Kuriositäten, Groteskes oder Bizarres gab es in der Eröffnungsrunde kaum. Ein paar ungewöhnliche Punkteteilungen allenfalls, wie die zwischen Martin Niering (DWZ 2111) und Ricardo Friedrich (1870), Viktor Schäfer (1835) und Sandra Ulms (2106) sowie Giso Müller (1984) und Carsten Goes (1584) oder eben jene zwischen FM Roland Pfretzschner (2197) und Fabian Braunstein (1786). Dabei hatte Roland Pfretzschner nichts dem Zufall überlassen, seiner Hotelzimmerwahl kam eine ebenso große Bedeutung zu wie der Partievorbereitung, nur Led Zeppelin spielte bei ihm wiederum eine noch größere Rolle, denn der tiefe Glaube dieses vogtländischen Äskulapdebütanten besagt, dass es nicht nur auf die richtige Eröffnungswahl ankommt, sondern viel mehr auf die Auswahl einer geeigneten Musik, also des passenden Led-Zeppelin-Leibchens zur Schachpartie. Da für Roland Pfretzschner ein guter Start in ein zumal vorher unbekanntes Turnier sehr bedeutsam erschien, kam es besonders auf das richtige Starttrikot an. Gleich am Anfang eins mit einer zweitligaerprobten Erfahrung auszuwählen, musste sich einfach als geschickt erweisen. Drei Siege und drei Remis, diese daraus resultierende T-Shirt-ELO sollte gegen Fabian Braunstein locker zum Erfolg ausreichen, aber mehr als ein schwerfälliges Unentschieden wollte zum Turnierauftakt nicht herausspringen. Und auch mit ausgewechseltem T-Shirt gegen Ricardo Friedrich lief es am nächsten Morgen nicht besser. Freilich, mit jenem T-Shirt hatte er vorher erst eine Partie gespielt, und zwar verloren, also wollte er dem T-Shirt noch eine zweite Chance geben, weil es möglicherweise nur noch nicht richtig eingespielt war. Roland Pfretzschner kam aus dem Umkleiden während des Turniers nicht mehr heraus. Nur noch ELO-lose T-Shirts bekamen fortan eine Spielberechtigung. Sogar seine mitgereiste Ehefrau begann sich zu wundern, was denn bloß mit ihrem Roland los sei, so eine miserable Stellung und nur noch so wenig Bedenkzeit auf der Uhr, dabei hatte er erst ein paar Züge vorher Christian Noacks Remisgebot ausgeschlagen, um sich wenigstens Minimalchancen in der gesonderten Sacheneinzelmeisterschaftswertung zu bewahren. Dass Roland Pfretzschners Ehefrau überhaupt kein Schach spielen kann, offenbarte, wie schlecht es schon um ihn bestellt sein musste, dass ihm gar nichts auf dem Brett einfiel, als bis zum bitteren Ende weiterzuspielen.

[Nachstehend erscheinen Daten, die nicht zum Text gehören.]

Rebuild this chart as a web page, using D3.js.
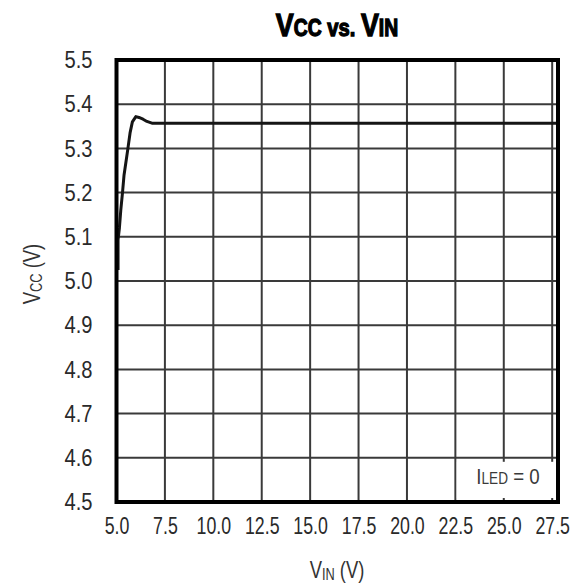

Der Ehrgeiz des Ebersbacher Oberligaspielers, Maik Richter (2098), bestand hingegen darin, sich in jeder Partie in hoffnungslose Zeitnot zu bringen, um erst danach Gewinnversuche zu unternehmen. Vor der Zeitkontrolle nur noch zwei Minuten für die restlichen zwanzig Züge zur Verfügung zu haben, sind da bei ihm absoluter Standard, da konnte er aus einem reichhaltigen Erfahrungsschatz schöpfen, aber in letzter Zeit mehrte sich eben leider auch das rustikale Einstellen von Figuren währenddessen. Reichte es gegen René Zimmermann (1945) wenigstens noch für einen halben Punkt, so kam in den drei nachfolgenden Partien gegen Steffen Hoffmann (1943), Tilo Hirsch (1702) und Tim Meier (1684) gar nichts Verwertbares mehr heraus. Erst in der sechsten Runde, inzwischen am viertletzten Brett angekommen, wurde so etwas wie latentes Erwachen ersichtlich. Sein Mannschaftskamerad, Christian Noack, bekommt da immer weiße Haare, wie er nach so einem Zeitnotroulette glaubwürdig seinen abrupten Alterungsprozess beschrieb. Der Turniersaal ist naturgemäß ganz selten ein Catwalk der Haute Couture, denn wird das Tragen eines Jogginganzugs außerhalb des Sports sonst als deutliches Zeichen zur Selbstaufgabe verstanden, gilt er im Schach durchaus als etabliert, in Kombination mit sportverneinender Kopfbedeckung entsteht sogar ein psychologischer Augenblick, der dem Gegner das Fürchten lehren soll, also absolute Rücksichtslosigkeit während der Schachpartie in Aussicht stellt.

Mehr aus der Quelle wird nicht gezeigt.